The well-dressed young man with the dark sunglasses seems utterly out of place. After all, this tent city - one of the many, massive, muddy communities that have sprung up all over Port-au-Prince - is one of the poorest places on earth. If you linger, or wander some more, you might notice another young man pop up. Then another, and another. Watching you. Discretely tapping messages on their cell phones. Possibly armed.

It's exactly what makes foreigners nervous, UN soldiers grip their guns, and aid workers run for safety. Just a few days ago, the U.S. embassy declared huge sections of this city no-go zones for its personnel. Overrun with gangs, too dangerous.

Officially, 9 people have been kidnapped in the past month, including two nurses from Doctors without Borders and a Brazilian businessman. Most were released after money exchanged hands.

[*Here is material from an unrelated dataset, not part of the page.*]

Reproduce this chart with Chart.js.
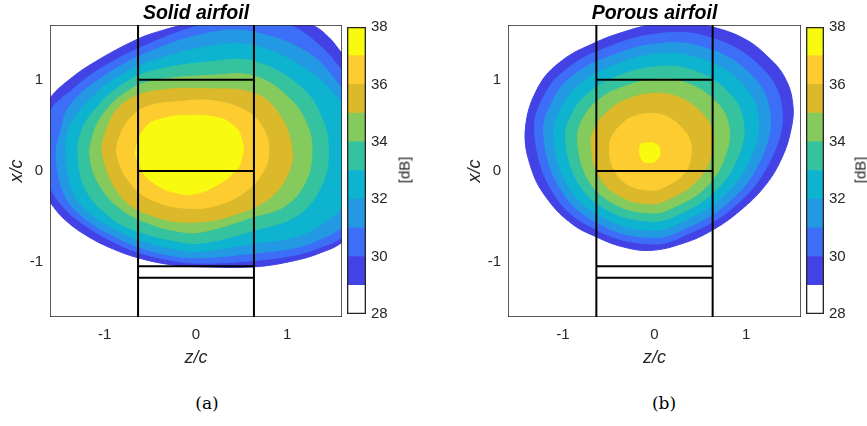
<!DOCTYPE html>
<html>
<head>
<meta charset="utf-8">
<script src="https://cdn.jsdelivr.net/npm/chart.js@4.4.1/dist/chart.umd.min.js"></script>
<style>
  body { margin: 0; width: 867px; height: 426px; overflow: hidden; background: #fff; position: relative; font-family: "Liberation Sans", Arial, sans-serif; }
  canvas { position: absolute; }
  .unit { position: absolute; font-size: 15px; color: #262626; transform: translate(-50%, -50%) rotate(-90deg); white-space: nowrap; }
  .cap { position: absolute; font-family: "DejaVu Serif", serif; font-size: 17px; color: #000; transform: translate(-50%, -50%); }
</style>
</head>
<body>
<canvas id="solid" width="392" height="380" style="left:0;top:0"></canvas>
<canvas id="solidBar" width="66" height="330" style="left:340px;top:0"></canvas>
<canvas id="porous" width="393" height="380" style="left:458px;top:0"></canvas>
<canvas id="porousBar" width="66" height="330" style="left:798px;top:0"></canvas>
<div class="unit" style="left:404px;top:170px">[dB]</div>
<div class="unit" style="left:860px;top:170px">[dB]</div>
<div class="cap" style="left:207px;top:403px">(a)</div>
<div class="cap" style="left:664px;top:403px">(b)</div>
<script>
// axis limits and ticks (z/c horizontal, x/c vertical)
const axisLim = 1.6;
const zTicks = [-1, 0, 1];
const xTicks = [-1, 0, 1];

// airfoil frame: span edges and chordwise stations
const spanZ = [-0.635, 0.635];
const stationX = [1.0, 0.0, -1.045, -1.17];

// colour levels, dB
const cbEdges = [28, 29, 30, 31, 32, 33, 34, 35, 36, 37, 38];
const levelColors = ['#4343e5', '#3c6ef7', '#2399e4', '#0db3cf', '#35c39f', '#84ca5c', '#dbb92b', '#fdcc30', '#f8fa10'];
const cbColors = ['#ffffff'].concat(levelColors);

// contour outlines [z/c, x/c], level 29 dB ... 37 dB
const solidL29 = [[-1.82,0.20],[-1.75,0.55],[-1.60,0.80],[-1.39,1.00],[-1.10,1.20],[-0.63,1.45],[-0.37,1.54],[-0.08,1.62],[0.30,1.72],[0.80,1.74],[1.27,1.60],[1.45,1.47],[1.60,1.29],[1.95,0.90],[2.08,0.25],[1.98,-0.40],[1.60,-0.78],[1.38,-0.89],[1.09,-0.98],[0.64,-1.05],[0.05,-1.05],[-0.26,-1.03],[-0.64,-0.95],[-0.92,-0.85],[-1.18,-0.72],[-1.43,-0.54],[-1.60,-0.34],[-1.75,-0.10]];
const solidL30 = [[-1.70,0.25],[-1.60,0.65],[-1.38,0.87],[-1.05,1.12],[-0.50,1.40],[0.05,1.60],[0.50,1.70],[1.02,1.60],[1.35,1.38],[1.60,1.10],[1.90,0.70],[2.00,0.20],[1.92,-0.35],[1.60,-0.72],[1.38,-0.83],[1.09,-0.92],[0.64,-0.98],[0.05,-1.01],[-0.26,-0.98],[-0.64,-0.89],[-0.92,-0.77],[-1.18,-0.62],[-1.43,-0.42],[-1.60,-0.17]];
const solidL31 = [[-1.53,0.14],[-1.48,0.45],[-1.38,0.72],[-1.05,1.01],[-0.50,1.31],[0.18,1.52],[0.64,1.52],[1.25,1.28],[1.60,0.90],[1.85,0.55],[1.92,0.15],[1.85,-0.30],[1.60,-0.61],[1.38,-0.74],[1.09,-0.84],[0.64,-0.90],[0.05,-0.95],[-0.26,-0.93],[-0.64,-0.83],[-0.92,-0.70],[-1.18,-0.55],[-1.42,-0.30]];
const solidL32 = [[-1.42,0.14],[-1.38,0.50],[-1.05,0.89],[-0.80,1.06],[-0.50,1.20],[0.18,1.37],[0.64,1.37],[1.20,1.12],[1.60,0.75],[1.80,0.45],[1.85,0.15],[1.78,-0.15],[1.60,-0.40],[1.38,-0.58],[1.09,-0.72],[0.64,-0.79],[0.05,-0.88],[-0.26,-0.85],[-0.64,-0.75],[-0.92,-0.62],[-1.18,-0.45],[-1.35,-0.22]];
const solidL33 = [[-1.29,0.16],[-1.25,0.45],[-1.05,0.74],[-0.80,0.95],[-0.50,1.09],[0.18,1.20],[0.64,1.20],[1.15,0.92],[1.38,0.58],[1.45,0.22],[1.38,-0.15],[1.12,-0.48],[0.64,-0.65],[0.05,-0.79],[-0.26,-0.76],[-0.64,-0.66],[-0.92,-0.52],[-1.20,-0.22]];
const solidL34 = [[-1.16,0.16],[-1.12,0.42],[-1.02,0.62],[-0.80,0.84],[-0.50,0.98],[0.18,1.05],[0.64,1.04],[1.02,0.80],[1.22,0.50],[1.27,0.20],[1.20,-0.12],[0.98,-0.38],[0.64,-0.50],[0.05,-0.67],[-0.20,-0.66],[-0.50,-0.58],[-0.82,-0.42],[-1.06,-0.15]];
const solidL35 = [[-1.02,0.16],[-0.98,0.45],[-0.82,0.72],[-0.50,0.87],[0.18,0.90],[0.64,0.85],[0.90,0.64],[1.05,0.25],[1.00,-0.05],[0.80,-0.30],[0.45,-0.47],[0.00,-0.56],[-0.45,-0.50],[-0.80,-0.30]];
const solidL36 = [[-0.86,0.16],[-0.82,0.42],[-0.68,0.62],[-0.50,0.72],[-0.20,0.76],[0.18,0.77],[0.55,0.66],[0.73,0.48],[0.80,0.23],[0.74,0.00],[0.55,-0.22],[0.25,-0.37],[-0.05,-0.41],[-0.40,-0.35],[-0.68,-0.18]];
const solidL37 = [[-0.66,0.18],[-0.62,0.38],[-0.50,0.53],[-0.25,0.60],[0.05,0.61],[0.30,0.57],[0.46,0.45],[0.52,0.25],[0.47,0.05],[0.32,-0.10],[0.10,-0.22],[-0.10,-0.26],[-0.35,-0.20],[-0.55,-0.06]];

const porousL29 = [[-1.41,0.45],[-1.27,0.92],[-1.01,1.21],[-0.64,1.41],[-0.35,1.52],[0.00,1.61],[0.35,1.63],[0.63,1.58],[0.98,1.45],[1.24,1.25],[1.42,1.03],[1.51,0.74],[1.49,0.45],[1.38,0.12],[1.20,-0.17],[0.94,-0.43],[0.63,-0.65],[0.32,-0.79],[-0.04,-0.87],[-0.35,-0.83],[-0.64,-0.72],[-0.90,-0.58],[-1.16,-0.32],[-1.34,0.01]];
const porousL30 = [[-1.31,0.43],[-1.18,0.87],[-0.94,1.13],[-0.60,1.32],[0.00,1.50],[0.58,1.47],[1.14,1.16],[1.39,0.70],[1.27,0.13],[0.87,-0.39],[0.30,-0.72],[-0.04,-0.80],[-0.60,-0.66],[-1.08,-0.28]];
const porousL31 = [[-1.21,0.41],[-1.09,0.81],[-0.87,1.06],[-0.55,1.23],[-0.01,1.39],[0.52,1.36],[1.03,1.08],[1.26,0.65],[1.16,0.13],[0.81,-0.34],[0.27,-0.66],[-0.04,-0.73],[-0.56,-0.60],[-1.00,-0.24]];
const porousL32 = [[-1.10,0.39],[-0.99,0.75],[-0.79,0.97],[-0.51,1.13],[-0.01,1.28],[0.47,1.24],[0.92,0.99],[1.13,0.61],[1.05,0.14],[0.73,-0.29],[0.25,-0.58],[-0.04,-0.65],[-0.52,-0.53],[-0.92,-0.20]];
const porousL33 = [[-0.97,0.37],[-0.87,0.68],[-0.70,0.87],[-0.45,1.02],[-0.01,1.14],[0.40,1.11],[0.79,0.88],[0.97,0.55],[0.91,0.15],[0.65,-0.23],[0.21,-0.50],[-0.04,-0.55],[-0.47,-0.45],[-0.82,-0.15]];
const porousL34 = [[-0.84,0.35],[-0.76,0.61],[-0.61,0.78],[-0.40,0.90],[-0.02,1.00],[0.33,0.97],[0.66,0.77],[0.81,0.50],[0.77,0.16],[0.56,-0.18],[0.18,-0.41],[-0.04,-0.46],[-0.42,-0.37],[-0.72,-0.10]];
const porousL35 = [[-0.69,0.32],[-0.62,0.53],[-0.50,0.66],[-0.34,0.77],[-0.02,0.85],[0.26,0.81],[0.51,0.64],[0.63,0.44],[0.62,0.17],[0.46,-0.11],[0.15,-0.31],[-0.04,-0.36],[-0.37,-0.28],[-0.61,-0.05]];
const porousL36 = [[-0.49,0.28],[-0.44,0.42],[-0.36,0.51],[-0.25,0.59],[-0.03,0.63],[0.15,0.59],[0.30,0.47],[0.38,0.35],[0.40,0.18],[0.33,-0.02],[0.10,-0.18],[-0.04,-0.21],[-0.29,-0.15],[-0.45,0.03]];
const porousL37 = [[-0.15,0.29],[-0.02,0.31],[0.05,0.27],[0.06,0.17],[0.00,0.10],[-0.12,0.10],[-0.16,0.18]];

const ink = '#262626';
const sans = 'Liberation Sans';

// wrap the outline so the spline is smooth where it closes
function closed(pts) {
  const n = pts.length;
  return [pts[n - 1]].concat(pts, [pts[0], pts[1]]);
}

function contourSets(contours) {
  // outer level drawn first, inner levels on top
  return contours.map((pts, i) => ({
    data: closed(pts).map(p => ({x: p[0], y: p[1]})),
    showLine: true,
    fill: 'shape',
    tension: i === 8 ? 0.2 : 0.4,
    backgroundColor: levelColors[i],
    borderColor: levelColors[i],
    borderWidth: 1,
    pointRadius: 0,
    order: 20 - i
  }));
}

function lineSet(pts, color, width) {
  return {
    data: pts.map(p => ({x: p[0], y: p[1]})),
    showLine: true, fill: false, tension: 0,
    borderColor: color, borderWidth: width, pointRadius: 0, order: 0
  };
}

function frameSets() {
  const sets = [];
  spanZ.forEach(z => sets.push(lineSet([[z, -axisLim], [z, axisLim]], '#000', 2)));
  stationX.forEach(x => sets.push(lineSet([[spanZ[0], x], [spanZ[1], x]], '#000', 2)));
  // axes box
  sets.push(lineSet([[-axisLim, -axisLim], [axisLim, -axisLim], [axisLim, axisLim], [-axisLim, axisLim], [-axisLim, -axisLim]], ink, 1.5));
  return sets;
}

function fixTicks(vals) {
  return s => { s.ticks = vals.map(v => ({value: v})); };
}

function panel(id, title, contours) {
  new Chart(document.getElementById(id), {
    type: 'scatter',
    data: {datasets: frameSets().concat(contourSets(contours))},
    options: {
      responsive: false, animation: false, events: [],
      layout: {padding: 0},
      elements: {line: {capBezierPoints: false}},
      plugins: {
        legend: {display: false}, tooltip: {enabled: false},
        title: {
          display: true, text: title, color: '#000',
          font: {family: sans, size: 19.5, weight: 'bold', style: 'italic', lineHeight: 1.1},
          padding: {top: 3, bottom: 0.55}
        }
      },
      scales: {
        x: {
          type: 'linear', position: 'bottom', min: -axisLim, max: axisLim,
          grid: {display: false, drawTicks: false},
          border: {display: false},
          ticks: {color: ink, font: {family: sans, size: 15}, padding: 9, autoSkip: false},
          title: {display: true, text: 'z/c', color: ink, font: {family: sans, size: 18, style: 'italic'}, padding: {top: 0, bottom: 11}},
          afterBuildTicks: fixTicks(zTicks),
          afterFit: s => { s.height = 63; }
        },
        y: {
          type: 'linear', position: 'left', min: -axisLim, max: axisLim,
          grid: {display: false, drawTicks: false},
          border: {display: false},
          ticks: {color: ink, font: {family: sans, size: 15}, padding: 7, autoSkip: false},
          title: {display: true, text: 'x/c', color: ink, font: {family: sans, size: 18, style: 'italic'}, padding: {top: 6, bottom: 0}},
          afterBuildTicks: fixTicks(xTicks),
          afterFit: s => { s.width = 50; }
        },
        y2: {
          type: 'linear', position: 'right', grid: {display: false, drawTicks: false}, ticks: {display: false},
          border: {display: false},
          afterFit: s => { s.width = 50; }
        }
      }
    }
  });
}

function colorbar(id, leftPad) {
  const sets = cbColors.map((c, i) => ({
    data: [[cbEdges[i], cbEdges[i + 1]]],
    backgroundColor: c, borderWidth: 0, order: 1
  }));
  // outline of the colour bar
  sets.push({
    data: [[cbEdges[0], cbEdges[cbEdges.length - 1]]],
    backgroundColor: 'rgba(0,0,0,0)', borderColor: ink, borderWidth: 1,
    borderSkipped: false, order: 0
  });
  new Chart(document.getElementById(id), {
    type: 'bar',
    data: {labels: [''], datasets: sets},
    options: {
      responsive: false, animation: false, events: [],
      layout: {padding: {top: 27, bottom: 16, left: 0, right: 0}},
      plugins: {legend: {display: false}, tooltip: {enabled: false}},
      datasets: {bar: {grouped: false, barPercentage: 1, categoryPercentage: 1}},
      scales: {
        x: {display: false},
        y: {
          type: 'linear', position: 'right', min: cbEdges[0], max: cbEdges[cbEdges.length - 1],
          grid: {display: false, drawTicks: false},
          border: {display: false},
          ticks: {stepSize: 2, color: ink, font: {family: sans, size: 15}, padding: 5},
          afterFit: s => { s.width = 40; }
        },
        y2: {
          type: 'linear', position: 'left', grid: {display: false, drawTicks: false}, ticks: {display: false},
          border: {display: false},
          afterFit: s => { s.width = leftPad; }
        }
      }
    }
  });
}

panel('solid', 'Solid airfoil', [solidL29, solidL30, solidL31, solidL32, solidL33, solidL34, solidL35, solidL36, solidL37]);
panel('porous', 'Porous airfoil', [porousL29, porousL30, porousL31, porousL32, porousL33, porousL34, porousL35, porousL36, porousL37]);
colorbar('solidBar', 7);
colorbar('porousBar', 8);
</script>
</body>
</html>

Nine kidnappings in a month is actually low for this city.  This time last year, there were 13.  But it's disturbing, because immediately after the earthquake, there was an unusual lull. I remember Haitians saying they felt a sense of relief that they could move more freely after dark and go into parts of the city they never dared visit.

Not so any more.

When it comes to crime, Port-au-Prince is getting back to business as usual. And that, in fact, may be the biggest obstacle to so many lives getting back to business as usual, to getting the help they need.

Half a million people here still have no shelter, handouts of water, food and clothing are still desperately needed. And yet, aid agencies that deliver these precious commodities are restricting the movement of their workers, curfews are earlier and earlier, and security escorts are needed in many parts of the city - even for CBC reporters.